Some 865m women could enter the global economy by 2020, yet will still lack the fundamental prerequisites to contribute to their national economy. This was according to Leila Hoteit, partner and MD at BCG, in an article she co-wrote in 2013 with PwC advisor DeAnne Aguirre and Karim Michel Sabbagh, CEO of SES.
“We call this group the ‘Third Billion’, because its economic impact will be as significant as the billion-plus populations of China or India,” they wrote. “And the factors that keep women out of national economies have been so widespread and interconnected that governments and companies have hardly known where to start addressing the issue.”
But women don’t have to wait for governments and firms to push them to the forefront of business, Hoteit recently explained in a TED Talk, where she unveiled three lessons she learned throughout her career – and from being a woman in the Middle East.

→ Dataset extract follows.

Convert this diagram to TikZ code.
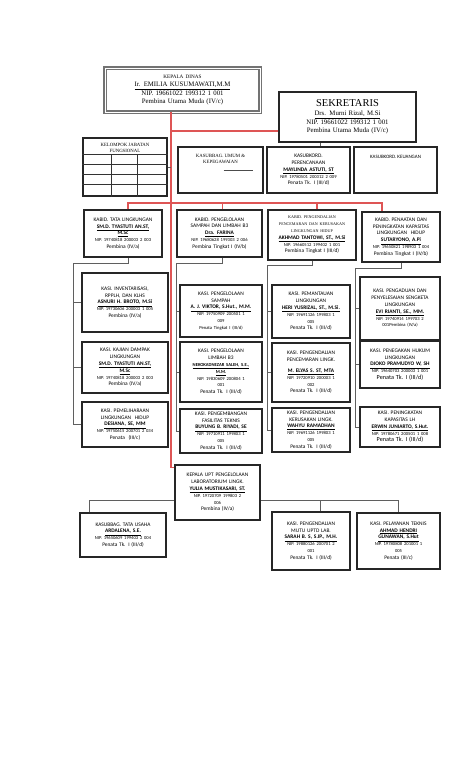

Having done a Bachelor’s and PhD in electrical engineering, R&D in the UK and then consulting in the Middle East, it’s safe to say Hoteit has always worked in male-dominated environments. As such, she explained, she never found a role model to identify with. “There were some encouraging men, but none knew the demands and pressures I was facing, especially when I had two children. And although Western women love to give us oppressed Arab women advice, they live different lives with different constraints.”
Arab women not only juggle more than Arab men, she said, they also faced more cultural rigidity than Western women. As a result, there were a few hard-earned lessons she felt she could impart. Namely, that you should convert others’ sh*t into your fuel – you heard right. She is of the belief that the key to success is resilience, which is “simply the ability to transform sh*t into fuel”.
In her previous job, Hoteit worked with a man we will call John – who she hoped would support her case to make partner at the firm she worked at. She revealed in her TED speech that she once presented some research regarding gender equality to a roomful of MBA students. John was part of the audience, and as they got into the car after the presentation, he said: “What you did up there was unacceptable! You are a consultant, not an activist!”
He suggested the premise of her study would break the social fabric of society and went against the age-old tradition of women having children and staying at home. So needless to say, the incident made her reach three conclusions. First of all, these were his issues. There may be many like him in society, but one should never let their issues become yours. Two, she needed another sponsor. And three, she would show John what women with children could do.
This lesson, she maintained, worked equally well when it came to her personal life. “As I have progressed in my career, I have received many words of encouragement, but I have also often been met by women, men and couples who have clearly had an issue with my husband and I having chosen the path of a dual-career couple.
“You get this well-meaning couple who tells you straight out that, come on, you must know you’re not a great mom, given how much you’re investing in your career, right? I would lie if I said these words didn’t hurt. But just like I did with John, I quickly reminded myself that these were their issues. So instead of replying, I gave back one of my largest smiles.”